RECORD LIST ▸
>>>>>

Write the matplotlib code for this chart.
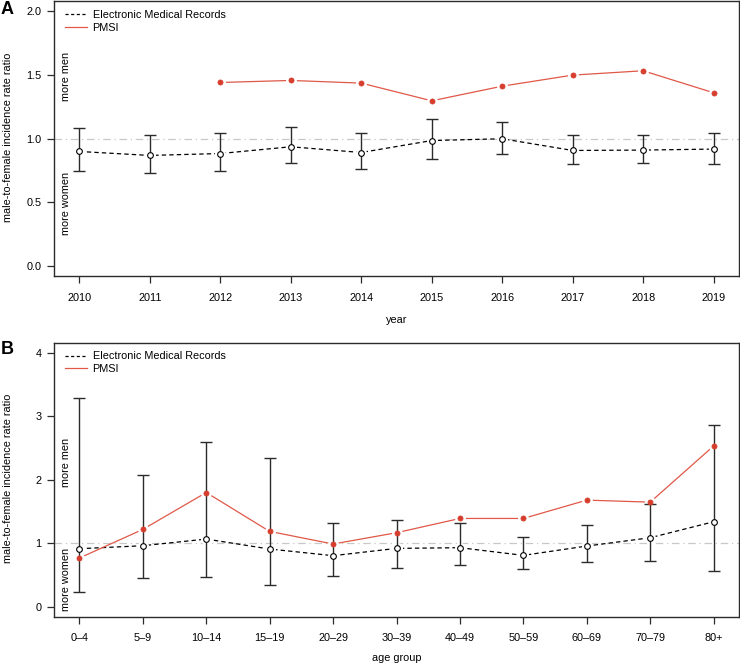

<<<<<
>>>>>

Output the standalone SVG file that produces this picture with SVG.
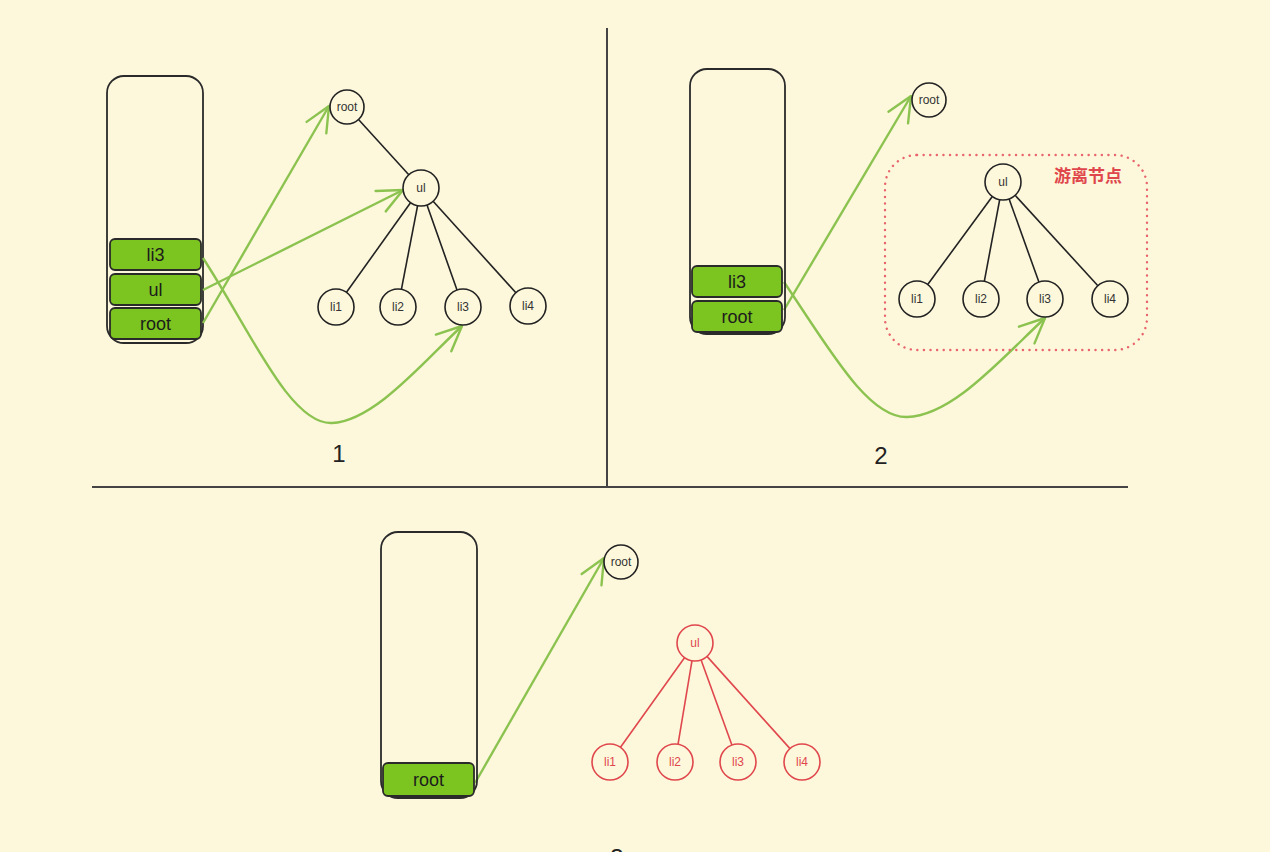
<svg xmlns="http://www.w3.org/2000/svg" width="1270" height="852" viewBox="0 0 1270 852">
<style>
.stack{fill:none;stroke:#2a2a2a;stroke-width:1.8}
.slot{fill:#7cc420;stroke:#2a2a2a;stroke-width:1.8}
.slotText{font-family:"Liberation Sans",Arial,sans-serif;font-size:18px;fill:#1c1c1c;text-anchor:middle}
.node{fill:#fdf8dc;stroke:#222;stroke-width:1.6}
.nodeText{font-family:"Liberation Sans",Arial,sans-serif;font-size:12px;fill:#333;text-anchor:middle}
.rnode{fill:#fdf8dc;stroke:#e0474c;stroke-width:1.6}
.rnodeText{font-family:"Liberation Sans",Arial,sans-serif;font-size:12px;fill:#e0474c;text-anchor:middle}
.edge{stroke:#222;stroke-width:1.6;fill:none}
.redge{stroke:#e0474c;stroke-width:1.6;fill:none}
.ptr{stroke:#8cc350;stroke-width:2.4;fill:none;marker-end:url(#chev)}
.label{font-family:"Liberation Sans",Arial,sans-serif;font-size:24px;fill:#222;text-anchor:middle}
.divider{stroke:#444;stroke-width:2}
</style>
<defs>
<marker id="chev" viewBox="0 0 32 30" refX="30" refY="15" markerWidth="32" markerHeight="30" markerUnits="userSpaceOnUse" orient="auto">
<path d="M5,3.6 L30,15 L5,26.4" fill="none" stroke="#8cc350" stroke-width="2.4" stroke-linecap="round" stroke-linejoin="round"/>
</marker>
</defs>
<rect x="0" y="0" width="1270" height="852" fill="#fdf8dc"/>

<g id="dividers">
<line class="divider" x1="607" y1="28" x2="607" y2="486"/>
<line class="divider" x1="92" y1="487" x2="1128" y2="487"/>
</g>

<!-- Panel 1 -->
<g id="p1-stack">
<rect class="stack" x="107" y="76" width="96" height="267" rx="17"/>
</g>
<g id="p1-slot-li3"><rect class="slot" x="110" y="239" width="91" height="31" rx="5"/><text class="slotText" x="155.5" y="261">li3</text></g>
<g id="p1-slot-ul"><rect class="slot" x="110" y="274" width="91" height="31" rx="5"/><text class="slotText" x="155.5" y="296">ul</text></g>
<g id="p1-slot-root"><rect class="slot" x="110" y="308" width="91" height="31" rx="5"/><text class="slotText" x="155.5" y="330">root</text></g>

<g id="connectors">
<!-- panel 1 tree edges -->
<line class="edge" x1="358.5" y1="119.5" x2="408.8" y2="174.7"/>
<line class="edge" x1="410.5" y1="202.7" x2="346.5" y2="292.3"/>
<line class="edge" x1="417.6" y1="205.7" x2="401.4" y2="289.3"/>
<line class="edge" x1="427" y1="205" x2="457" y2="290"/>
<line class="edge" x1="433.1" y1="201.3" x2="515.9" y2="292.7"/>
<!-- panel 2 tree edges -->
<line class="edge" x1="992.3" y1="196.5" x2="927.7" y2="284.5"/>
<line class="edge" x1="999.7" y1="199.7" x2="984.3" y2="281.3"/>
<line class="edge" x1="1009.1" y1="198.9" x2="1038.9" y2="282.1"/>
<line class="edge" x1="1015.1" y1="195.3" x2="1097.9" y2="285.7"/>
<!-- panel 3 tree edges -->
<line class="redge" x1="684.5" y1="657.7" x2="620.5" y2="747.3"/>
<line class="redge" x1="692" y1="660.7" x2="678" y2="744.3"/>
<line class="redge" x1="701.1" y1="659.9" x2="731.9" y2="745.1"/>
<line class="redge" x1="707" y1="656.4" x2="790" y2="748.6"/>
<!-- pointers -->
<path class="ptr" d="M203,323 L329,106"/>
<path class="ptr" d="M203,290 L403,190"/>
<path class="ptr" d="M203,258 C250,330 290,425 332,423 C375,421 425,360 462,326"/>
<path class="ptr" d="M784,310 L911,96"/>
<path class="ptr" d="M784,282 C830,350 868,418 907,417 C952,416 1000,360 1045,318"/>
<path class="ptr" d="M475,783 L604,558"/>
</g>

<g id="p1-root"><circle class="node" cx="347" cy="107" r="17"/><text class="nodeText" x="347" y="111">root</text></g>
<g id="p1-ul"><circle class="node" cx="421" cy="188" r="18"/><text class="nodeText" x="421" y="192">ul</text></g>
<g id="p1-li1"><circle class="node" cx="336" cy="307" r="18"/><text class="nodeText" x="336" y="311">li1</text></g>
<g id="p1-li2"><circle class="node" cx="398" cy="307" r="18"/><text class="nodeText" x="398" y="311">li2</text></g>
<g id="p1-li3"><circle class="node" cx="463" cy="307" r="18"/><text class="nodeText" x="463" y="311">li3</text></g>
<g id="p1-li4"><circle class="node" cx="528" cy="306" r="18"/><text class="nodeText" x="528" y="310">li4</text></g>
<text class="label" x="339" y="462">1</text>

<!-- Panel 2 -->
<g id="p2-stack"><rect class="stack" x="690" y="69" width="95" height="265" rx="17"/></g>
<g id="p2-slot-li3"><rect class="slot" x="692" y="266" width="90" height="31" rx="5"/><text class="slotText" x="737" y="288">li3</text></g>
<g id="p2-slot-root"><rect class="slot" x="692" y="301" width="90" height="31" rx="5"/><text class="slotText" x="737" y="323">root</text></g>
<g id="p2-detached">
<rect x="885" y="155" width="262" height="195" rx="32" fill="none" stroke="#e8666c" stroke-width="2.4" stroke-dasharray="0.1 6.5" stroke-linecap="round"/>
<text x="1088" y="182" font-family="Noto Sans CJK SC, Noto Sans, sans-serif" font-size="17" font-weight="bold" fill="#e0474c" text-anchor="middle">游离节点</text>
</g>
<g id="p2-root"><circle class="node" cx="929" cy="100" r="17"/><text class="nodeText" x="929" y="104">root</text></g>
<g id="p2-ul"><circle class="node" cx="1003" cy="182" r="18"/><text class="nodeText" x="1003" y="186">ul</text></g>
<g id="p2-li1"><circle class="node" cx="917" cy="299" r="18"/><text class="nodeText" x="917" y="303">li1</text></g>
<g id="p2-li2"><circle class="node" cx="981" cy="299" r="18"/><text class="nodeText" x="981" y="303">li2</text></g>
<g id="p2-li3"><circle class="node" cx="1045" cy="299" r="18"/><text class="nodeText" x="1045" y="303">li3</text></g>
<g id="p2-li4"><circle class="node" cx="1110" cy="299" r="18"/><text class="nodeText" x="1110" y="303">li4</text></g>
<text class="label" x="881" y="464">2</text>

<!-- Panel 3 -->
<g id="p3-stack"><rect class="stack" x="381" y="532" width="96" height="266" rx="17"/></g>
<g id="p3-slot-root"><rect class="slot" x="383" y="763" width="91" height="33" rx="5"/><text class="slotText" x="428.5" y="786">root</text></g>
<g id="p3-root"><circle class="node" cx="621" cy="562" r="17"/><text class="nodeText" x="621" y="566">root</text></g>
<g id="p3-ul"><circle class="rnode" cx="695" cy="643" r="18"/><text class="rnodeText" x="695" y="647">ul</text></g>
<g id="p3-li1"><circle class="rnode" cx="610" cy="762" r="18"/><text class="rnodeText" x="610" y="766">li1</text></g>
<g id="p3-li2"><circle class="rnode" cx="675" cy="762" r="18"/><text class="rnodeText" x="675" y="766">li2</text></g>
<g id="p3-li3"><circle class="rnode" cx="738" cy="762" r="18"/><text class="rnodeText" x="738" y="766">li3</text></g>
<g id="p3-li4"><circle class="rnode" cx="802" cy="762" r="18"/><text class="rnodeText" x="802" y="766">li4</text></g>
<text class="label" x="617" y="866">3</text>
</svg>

<<<<<
>>>>>

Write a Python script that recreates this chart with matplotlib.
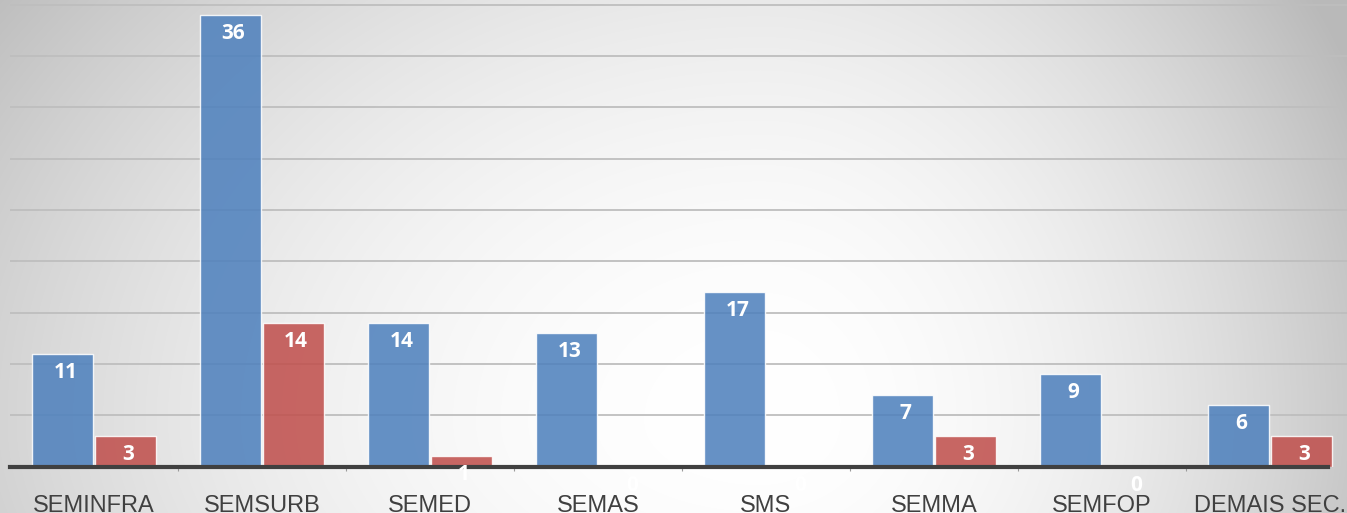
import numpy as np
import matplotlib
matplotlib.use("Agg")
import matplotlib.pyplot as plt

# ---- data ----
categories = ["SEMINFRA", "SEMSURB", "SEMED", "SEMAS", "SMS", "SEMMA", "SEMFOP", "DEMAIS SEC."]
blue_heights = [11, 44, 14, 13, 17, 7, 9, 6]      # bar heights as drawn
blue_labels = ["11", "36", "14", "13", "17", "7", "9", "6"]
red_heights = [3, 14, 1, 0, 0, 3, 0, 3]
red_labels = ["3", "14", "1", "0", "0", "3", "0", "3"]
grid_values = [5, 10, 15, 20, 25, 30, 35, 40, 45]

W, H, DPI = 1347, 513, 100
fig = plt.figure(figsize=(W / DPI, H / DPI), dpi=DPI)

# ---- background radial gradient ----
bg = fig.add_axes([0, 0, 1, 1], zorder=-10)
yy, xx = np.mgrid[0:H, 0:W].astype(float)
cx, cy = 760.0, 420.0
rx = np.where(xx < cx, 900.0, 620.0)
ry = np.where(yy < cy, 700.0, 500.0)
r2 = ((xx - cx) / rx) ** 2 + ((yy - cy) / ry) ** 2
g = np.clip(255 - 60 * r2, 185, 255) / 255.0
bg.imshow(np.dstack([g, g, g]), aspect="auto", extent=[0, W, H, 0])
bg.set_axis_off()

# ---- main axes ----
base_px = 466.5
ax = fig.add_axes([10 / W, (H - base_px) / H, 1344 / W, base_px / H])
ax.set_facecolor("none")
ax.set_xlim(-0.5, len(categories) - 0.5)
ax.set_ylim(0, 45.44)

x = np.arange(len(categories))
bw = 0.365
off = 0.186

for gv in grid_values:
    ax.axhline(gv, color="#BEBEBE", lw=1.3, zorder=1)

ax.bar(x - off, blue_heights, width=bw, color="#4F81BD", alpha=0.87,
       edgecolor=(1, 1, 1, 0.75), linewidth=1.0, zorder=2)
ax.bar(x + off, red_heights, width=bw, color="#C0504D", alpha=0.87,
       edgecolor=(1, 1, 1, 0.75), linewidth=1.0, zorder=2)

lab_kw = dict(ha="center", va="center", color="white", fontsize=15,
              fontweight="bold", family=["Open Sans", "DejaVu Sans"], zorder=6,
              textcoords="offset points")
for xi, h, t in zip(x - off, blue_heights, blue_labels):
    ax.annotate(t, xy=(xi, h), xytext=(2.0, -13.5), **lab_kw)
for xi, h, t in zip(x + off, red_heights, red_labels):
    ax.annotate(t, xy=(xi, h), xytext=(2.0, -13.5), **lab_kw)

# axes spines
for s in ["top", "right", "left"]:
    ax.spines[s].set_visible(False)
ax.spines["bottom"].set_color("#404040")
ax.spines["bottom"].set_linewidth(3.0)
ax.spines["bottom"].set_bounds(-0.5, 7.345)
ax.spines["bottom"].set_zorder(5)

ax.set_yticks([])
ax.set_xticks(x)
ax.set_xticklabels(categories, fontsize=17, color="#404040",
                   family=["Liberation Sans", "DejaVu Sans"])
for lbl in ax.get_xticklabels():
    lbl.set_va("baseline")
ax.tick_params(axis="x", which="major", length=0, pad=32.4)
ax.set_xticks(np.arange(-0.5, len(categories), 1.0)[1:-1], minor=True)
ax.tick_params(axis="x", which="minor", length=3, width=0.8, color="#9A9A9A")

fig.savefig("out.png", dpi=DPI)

<<<<<

EXERCISE DETAILS ▸
For the material above, give again only the lines starting at the line that contains "Write a Python" and ending at the line that contains "fig = plt.figure(figsize=(W". Pictures do not belong in the copy.

RESPONSE BELOW ▸
Write a Python script that recreates this chart with matplotlib.
import numpy as np
import matplotlib
matplotlib.use("Agg")
import matplotlib.pyplot as plt

# ---- data ----
categories = ["SEMINFRA", "SEMSURB", "SEMED", "SEMAS", "SMS", "SEMMA", "SEMFOP", "DEMAIS SEC."]
blue_heights = [11, 44, 14, 13, 17, 7, 9, 6]      # bar heights as drawn
blue_labels = ["11", "36", "14", "13", "17", "7", "9", "6"]
red_heights = [3, 14, 1, 0, 0, 3, 0, 3]
red_labels = ["3", "14", "1", "0", "0", "3", "0", "3"]
grid_values = [5, 10, 15, 20, 25, 30, 35, 40, 45]

W, H, DPI = 1347, 513, 100
fig = plt.figure(figsize=(W / DPI, H / DPI), dpi=DPI)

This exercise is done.